1 lb. veal                    1 1/2 tsp. salt                        1 tsp. pepper

½ c. sunflower margarine                          4 c. water

3 tbsp. dry wine       2 bay leaves               4 tbsp. finely chopped parsley

¾ tsp. thyme             2 small onions, finely chopped

2 med. carrots, sliced                                   3 c. veal  bouillon

1/3 c. flour dissolved in 1/3 c. water

2 tbsp. gelatin dissolved in boiling water.
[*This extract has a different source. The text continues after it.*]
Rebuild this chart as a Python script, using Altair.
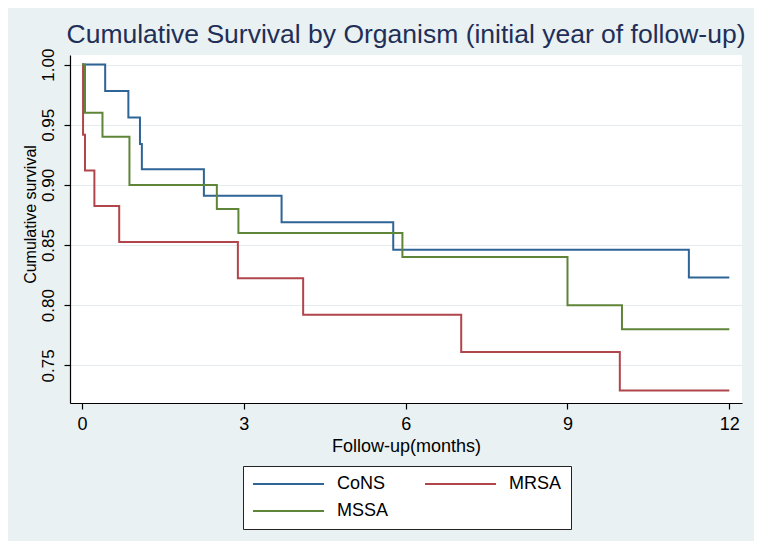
import altair as alt
import pandas as pd

# Kaplan-Meier step data (months, cumulative survival)
cons_t = [0, 0.43, 0.86, 1.075, 1.11, 2.26, 3.70, 5.77, 11.25, 12]
cons_s = [1.0, 0.978, 0.956, 0.934, 0.913, 0.891, 0.869, 0.846, 0.823, 0.823]

mrsa_t = [0, 0.02, 0.056, 0.23, 0.69, 2.89, 4.10, 7.03, 9.97, 12]
mrsa_s = [1.0, 0.9417, 0.912, 0.8825, 0.8525, 0.8225, 0.792, 0.761, 0.729, 0.729]

mssa_t = [0, 0.056, 0.38, 0.88, 2.50, 2.90, 5.94, 9.00, 10.01, 12]
mssa_s = [1.0, 0.96, 0.94, 0.90, 0.88, 0.86, 0.84, 0.80, 0.78, 0.78]

# legend order (filled column by column): CoNS, MSSA | MRSA
groups = ["CoNS", "MSSA", "MRSA"]
colors = ["#2f6496", "#5f8538", "#b0464c"]
x_ticks = [0, 3, 6, 9, 12]
y_ticks = [0.75, 0.80, 0.85, 0.90, 0.95, 1.00]

rows = []
for name, ts, ss in [("CoNS", cons_t, cons_s), ("MRSA", mrsa_t, mrsa_s), ("MSSA", mssa_t, mssa_s)]:
    for t, s in zip(ts, ss):
        rows.append({"organism": name, "time": t, "surv": s})
df = pd.DataFrame(rows)

FONT = "Liberation Sans"

chart = alt.Chart(df).mark_line(interpolate="step-after", strokeWidth=2).encode(
    x=alt.X("time:Q",
            scale=alt.Scale(domain=[-0.222, 12.235], nice=False, zero=False),
            axis=alt.Axis(values=x_ticks, grid=False, title="Follow-up(months)",
                          domainColor="black", domainWidth=1.2, tickColor="black",
                          tickSize=6, tickWidth=1.2, labelFontSize=18, labelColor="black",
                          labelPadding=6, labelFlush=False, titleFontSize=18,
                          titleFontWeight="normal", titleColor="black", titlePadding=4,
                          labelFont=FONT, titleFont=FONT)),
    y=alt.Y("surv:Q",
            scale=alt.Scale(domain=[0.7187, 1.008], nice=False, zero=False),
            axis=alt.Axis(values=y_ticks, format=".2f", grid=True, gridColor="#e2ecef",
                          gridWidth=1.2, title="Cumulative survival",
                          domainColor="black", domainWidth=1.2, tickColor="black",
                          tickSize=6, tickWidth=1.2, labelAngle=270, labelAlign="center",
                          labelBaseline="bottom", labelFontSize=17, labelColor="black",
                          labelPadding=7, labelFlush=False, titleFontSize=16,
                          titleFontWeight="normal", titleColor="black",
                          titleAngle=270, titleAlign="center", titleBaseline="middle",
                          titleX=-40, titleY=159, labelFont=FONT, titleFont=FONT)),
    color=alt.Color("organism:N",
                    scale=alt.Scale(domain=groups, range=colors),
                    legend=alt.Legend(title=None, orient="none", legendX=173, legendY=411,
                                      columns=2, columnPadding=32, rowPadding=9,
                                      symbolType="M-1,0H7.875", symbolSize=256,
                                      symbolStrokeWidth=2, labelOffset=67,
                                      labelFontSize=18, labelColor="black", labelFont=FONT,
                                      padding=9, strokeColor="#222222", fillColor="white")),
).properties(
    width=672,
    height=348,
    autosize=alt.AutoSizeParams(type="none"),
    padding={"left": 62, "top": 47, "right": 12, "bottom": 138},
    title=alt.TitleParams("Cumulative Survival by Organism (initial year of follow-up)",
                          fontSize=26.5, font=FONT, fontWeight="normal", color="#1f2f58",
                          anchor="middle", baseline="alphabetic", offset=-21),
).configure(
    background="#e9f1f3",
).configure_view(
    fill="white", stroke=None,
)

chart.save("out.html", embed_options={"renderer": "svg", "actions": False})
4 c. ground dutch rusk crumbs

12-15 c. sunflower oil for deep frying.

 

Season the veal with salt and pepper.  melt 3tbsp. margarine in deep cooking pot or large deep fry pan.  add meat, 4 c. water, wine, bay leaves and seasonings, onion and carrots, simmer over medium heat for about 40 minutes, or until mrat is done, remove meat, cut into small pieces, or grind

in blender.  set aside, strain bouillon, 9reserve the carrots, onions and herbs serve as side dish0 return it to the fry pan, add remaining margarine, then add flour-water mix slowly to bouillon mix.  stir and cook over medium heat.  dissolve the gelatin, in 3 tbsp. boiling water, in a long flat pan to cool.  it will cool quickly.

 

beat egg yolks slightly, add to cooled bouillon mix, mix well.  adjust seasoning to taste add 2-3tbsp. more white wine to cooled bouillon.

 

mix meat into bouillon mix very well, should be stiff now.

 

place entire mix into large bowl, using hands shape into balls  about 2 inches.

spread crumbs on a breadboard roll mix into crumbs then lightly beaten egg whites then back into crumbs.  make sure they do not have meat mix sticking out. 9this will cause them to burst0

 

preheat sunflower oil to 350 degrees.  deep fry croquettes for 3-4 minutes or golden brown.

 

makes 18=20 balls.

 

prepare ahead microwave 1 1/2minutes on high. 

 

beef, chicken, rabbit or turkey can be used instead.